Task brief >> Retype each line exactly. Skip images.

Supplied data >>
═══
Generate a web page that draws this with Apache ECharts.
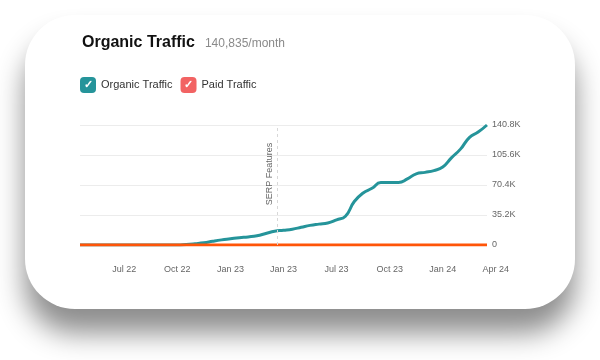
<!DOCTYPE html>
<html>
<head>
<meta charset="utf-8">
<script src="https://cdn.jsdelivr.net/npm/echarts@6/dist/echarts.min.js"></script>
<style>
  html, body { margin: 0; padding: 0; width: 600px; height: 360px; background: #fff; overflow: hidden; }
  #card { position: absolute; left: 25px; top: 15px; width: 550px; height: 294px; background: #fff;
          border-radius: 50px; box-shadow: 0 24px 28px rgba(0,0,0,0.45); }
  #chart { position: absolute; left: 0; top: 0; width: 600px; height: 360px; }
</style>
</head>
<body>
<div id="card"></div>
<div id="chart"></div>
<script>
// Months since Apr 2022 (half-month steps)
const months = [0,0.5,1,1.5,2,2.5,3,3.5,4,4.5,5,5.5,6,6.5,7,7.5,8,8.5,9,9.5,10,10.5,11,11.5,12,12.5,13,13.5,14,14.5,15,15.5,16,16.5,17,17.5,18,18.5,19,19.5,20,20.5,21,21.5,22,22.5,23];
// Organic traffic (thousands)
const organicK = [0,0,0,0,0,0,0,0,0,0,0,0,0.6,1.5,2.6,4.4,6.0,7.3,8.6,9.5,10.8,13.5,16.2,17.3,18.6,20.8,23.0,24.5,25.8,29.5,33.8,51.0,61.0,66.5,73.2,73.3,73.4,77.5,83.5,85.2,87.3,91.5,102.5,112.5,126.0,132.5,140.8];
// Paid traffic (thousands)
const paidK = [0,0,0,0,0,0,0,0,0,0,0,0,0,0,0,0,0,0,0,0,0,0,0,0,0,0,0,0,0,0,0,0,0,0,0,0,0,0,0,0,0,0,0,0,0,0,0];
// X tick labels and their month positions
const xTickLabels = ['Jul 22','Oct 22','Jan 23','Jan 23','Jul 23','Oct 23','Jan 24','Apr 24'];
const xTickMonths = [2.5,5.5,8.5,11.5,14.5,17.5,20.5,23.5];
// Y ticks
const yTickValues = [0,35200,70400,105600,140800];
const yTickLabels = ['0','35.2K','70.4K','105.6K','140.8K'];
// Event marker
const serpMonth = 11.15;
const serpLabel = 'SERP Features';
const titleText = 'Organic Traffic';
const subText = '140,835/month';
const seriesNames = ['Organic Traffic','Paid Traffic'];

const FONT = '"Liberation Sans", Arial, Helvetica, sans-serif';
const TEAL = '#25949a';
const ORANGE = '#ff5508';
const RED = '#f26363';

const chart = echarts.init(document.getElementById('chart'), null, {renderer: 'canvas'});
chart.setOption({
  animation: false,
  textStyle: { fontFamily: FONT },
  title: {
    left: 82, top: 35, padding: 0,
    text: '{a|' + titleText + '}{b|' + subText + '}',
    textStyle: {
      fontWeight: 'normal',
      rich: {
        a: { fontSize: 16, fontWeight: 'bold', color: '#111', fontFamily: FONT },
        b: { fontSize: 12, fontWeight: 'normal', color: '#8a8a8a', fontFamily: FONT, padding: [2, 0, 0, 10] }
      }
    }
  },
  legend: {
    left: 74, top: 77, padding: 0,
    itemWidth: 0, itemHeight: 0, itemGap: 2,
    data: seriesNames,
    formatter: function (name) {
      return (name === seriesNames[0] ? '{o|✓}' : '{p|✓}') + '{t|' + name + '}';
    },
    textStyle: {
      rich: {
        o: { width: 16, height: 16, lineHeight: 16, align: 'center', backgroundColor: TEAL, borderRadius: 4, color: '#fff', fontSize: 11, fontWeight: 'bold' },
        p: { width: 16, height: 16, lineHeight: 16, align: 'center', backgroundColor: RED, borderRadius: 4, color: '#fff', fontSize: 11, fontWeight: 'bold' },
        t: { fontSize: 11, color: '#333', padding: [0, 0, 0, 5], fontFamily: FONT }
      }
    }
  },
  grid: [
    { left: 80, right: 113, top: 125, bottom: 115 },
    { left: 80, right: 95.3, top: 125, bottom: 115 }
  ],
  xAxis: [
    { type: 'value', gridIndex: 0, min: 0, max: 23, show: false, splitLine: { show: false } },
    { type: 'value', gridIndex: 1, min: 0, max: 24,
      axisLine: { show: false }, axisTick: { show: false }, splitLine: { show: false },
      axisLabel: {
        customValues: xTickMonths,
        margin: 20, fontSize: 9, color: '#666', fontFamily: FONT,
        formatter: function (v) {
          const i = xTickMonths.indexOf(v);
          return i >= 0 ? xTickLabels[i] : '';
        }
      }
    }
  ],
  yAxis: [
    { type: 'value', gridIndex: 0, position: 'right', min: 0, max: 140800, interval: 35200,
      axisLine: { show: false }, axisTick: { show: false },
      splitLine: { lineStyle: { color: '#ececec', width: 1 } },
      axisLabel: { margin: 5, fontSize: 9, color: '#666', fontFamily: FONT,
        formatter: function (v) { const i = yTickValues.indexOf(v); return i >= 0 ? yTickLabels[i] : ''; } }
    },
    { type: 'value', gridIndex: 1, min: 0, max: 140800, show: false, splitLine: { show: false } }
  ],
  series: [
    {
      name: seriesNames[0], type: 'line', xAxisIndex: 0, yAxisIndex: 0,
      data: months.map((m, i) => [m, organicK[i] * 1000]),
      smooth: 0.5, showSymbol: false, symbol: 'none',
      lineStyle: { color: TEAL, width: 3 }, itemStyle: { color: TEAL },
      markLine: {
        silent: true, symbol: 'none',
        lineStyle: { color: '#d8d8d8', type: [3, 3], width: 1 },
        label: { show: true, formatter: serpLabel, position: 'insideMiddleTop', color: '#666', fontSize: 9, fontFamily: FONT, distance: 3, padding: [0, 0, 0, 22] },
        data: [{ xAxis: serpMonth }]
      }
    },
    {
      name: seriesNames[1], type: 'line', xAxisIndex: 0, yAxisIndex: 0,
      data: months.map((m, i) => [m, paidK[i] * 1000]),
      showSymbol: false, symbol: 'none',
      lineStyle: { color: ORANGE, width: 3 }, itemStyle: { color: RED }
    }
  ]
});
</script>
</body>
</html>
═══
Answer to the problem >>
Generate a web page that draws this with Apache ECharts.
<!DOCTYPE html>
<html>
<head>
<meta charset="utf-8">
<script src="https://cdn.jsdelivr.net/npm/echarts@6/dist/echarts.min.js"></script>
<style>
  html, body { margin: 0; padding: 0; width: 600px; height: 360px; background: #fff; overflow: hidden; }
  #card { position: absolute; left: 25px; top: 15px; width: 550px; height: 294px; background: #fff;
          border-radius: 50px; box-shadow: 0 24px 28px rgba(0,0,0,0.45); }
  #chart { position: absolute; left: 0; top: 0; width: 600px; height: 360px; }
</style>
</head>
<body>
<div id="card"></div>
<div id="chart"></div>
<script>
// Months since Apr 2022 (half-month steps)
const months = [0,0.5,1,1.5,2,2.5,3,3.5,4,4.5,5,5.5,6,6.5,7,7.5,8,8.5,9,9.5,10,10.5,11,11.5,12,12.5,13,13.5,14,14.5,15,15.5,16,16.5,17,17.5,18,18.5,19,19.5,20,20.5,21,21.5,22,22.5,23];
// Organic traffic (thousands)
const organicK = [0,0,0,0,0,0,0,0,0,0,0,0,0.6,1.5,2.6,4.4,6.0,7.3,8.6,9.5,10.8,13.5,16.2,17.3,18.6,20.8,23.0,24.5,25.8,29.5,33.8,51.0,61.0,66.5,73.2,73.3,73.4,77.5,83.5,85.2,87.3,91.5,102.5,112.5,126.0,132.5,140.8];
// Paid traffic (thousands)
const paidK = [0,0,0,0,0,0,0,0,0,0,0,0,0,0,0,0,0,0,0,0,0,0,0,0,0,0,0,0,0,0,0,0,0,0,0,0,0,0,0,0,0,0,0,0,0,0,0];
// X tick labels and their month positions
const xTickLabels = ['Jul 22','Oct 22','Jan 23','Jan 23','Jul 23','Oct 23','Jan 24','Apr 24'];
const xTickMonths = [2.5,5.5,8.5,11.5,14.5,17.5,20.5,23.5];
// Y ticks
const yTickValues = [0,35200,70400,105600,140800];
const yTickLabels = ['0','35.2K','70.4K','105.6K','140.8K'];
// Event marker
const serpMonth = 11.15;
const serpLabel = 'SERP Features';
const titleText = 'Organic Traffic';
const subText = '140,835/month';
const seriesNames = ['Organic Traffic','Paid Traffic'];

const FONT = '"Liberation Sans", Arial, Helvetica, sans-serif';
const TEAL = '#25949a';
const ORANGE = '#ff5508';
const RED = '#f26363';

const chart = echarts.init(document.getElementById('chart'), null, {renderer: 'canvas'});
chart.setOption({
  animation: false,
  textStyle: { fontFamily: FONT },
  title: {
    left: 82, top: 35, padding: 0,
    text: '{a|' + titleText + '}{b|' + subText + '}',
    textStyle: {
      fontWeight: 'normal',
      rich: {
        a: { fontSize: 16, fontWeight: 'bold', color: '#111', fontFamily: FONT },
        b: { fontSize: 12, fontWeight: 'normal', color: '#8a8a8a', fontFamily: FONT, padding: [2, 0, 0, 10] }
      }
    }
  },
  legend: {
    left: 74, top: 77, padding: 0,
    itemWidth: 0, itemHeight: 0, itemGap: 2,
    data: seriesNames,
    formatter: function (name) {
      return (name === seriesNames[0] ? '{o|✓}' : '{p|✓}') + '{t|' + name + '}';
    },
    textStyle: {
      rich: {
        o: { width: 16, height: 16, lineHeight: 16, align: 'center', backgroundColor: TEAL, borderRadius: 4, color: '#fff', fontSize: 11, fontWeight: 'bold' },
        p: { width: 16, height: 16, lineHeight: 16, align: 'center', backgroundColor: RED, borderRadius: 4, color: '#fff', fontSize: 11, fontWeight: 'bold' },
        t: { fontSize: 11, color: '#333', padding: [0, 0, 0, 5], fontFamily: FONT }
      }
    }
  },
  grid: [
    { left: 80, right: 113, top: 125, bottom: 115 },
    { left: 80, right: 95.3, top: 125, bottom: 115 }
  ],
  xAxis: [
    { type: 'value', gridIndex: 0, min: 0, max: 23, show: false, splitLine: { show: false } },
    { type: 'value', gridIndex: 1, min: 0, max: 24,
      axisLine: { show: false }, axisTick: { show: false }, splitLine: { show: false },
      axisLabel: {
        customValues: xTickMonths,
        margin: 20, fontSize: 9, color: '#666', fontFamily: FONT,
        formatter: function (v) {
          const i = xTickMonths.indexOf(v);
          return i >= 0 ? xTickLabels[i] : '';
        }
      }
    }
  ],
  yAxis: [
    { type: 'value', gridIndex: 0, position: 'right', min: 0, max: 140800, interval: 35200,
      axisLine: { show: false }, axisTick: { show: false },
      splitLine: { lineStyle: { color: '#ececec', width: 1 } },
      axisLabel: { margin: 5, fontSize: 9, color: '#666', fontFamily: FONT,
        formatter: function (v) { const i = yTickValues.indexOf(v); return i >= 0 ? yTickLabels[i] : ''; } }
    },
    { type: 'value', gridIndex: 1, min: 0, max: 140800, show: false, splitLine: { show: false } }
  ],
  series: [
    {
      name: seriesNames[0], type: 'line', xAxisIndex: 0, yAxisIndex: 0,
      data: months.map((m, i) => [m, organicK[i] * 1000]),
      smooth: 0.5, showSymbol: false, symbol: 'none',
      lineStyle: { color: TEAL, width: 3 }, itemStyle: { color: TEAL },
      markLine: {
        silent: true, symbol: 'none',
        lineStyle: { color: '#d8d8d8', type: [3, 3], width: 1 },
        label: { show: true, formatter: serpLabel, position: 'insideMiddleTop', color: '#666', fontSize: 9, fontFamily: FONT, distance: 3, padding: [0, 0, 0, 22] },
        data: [{ xAxis: serpMonth }]
      }
    },
    {
      name: seriesNames[1], type: 'line', xAxisIndex: 0, yAxisIndex: 0,
      data: months.map((m, i) => [m, paidK[i] * 1000]),
      showSymbol: false, symbol: 'none',
      lineStyle: { color: ORANGE, width: 3 }, itemStyle: { color: RED }
    }
  ]
});
</script>
</body>
</html>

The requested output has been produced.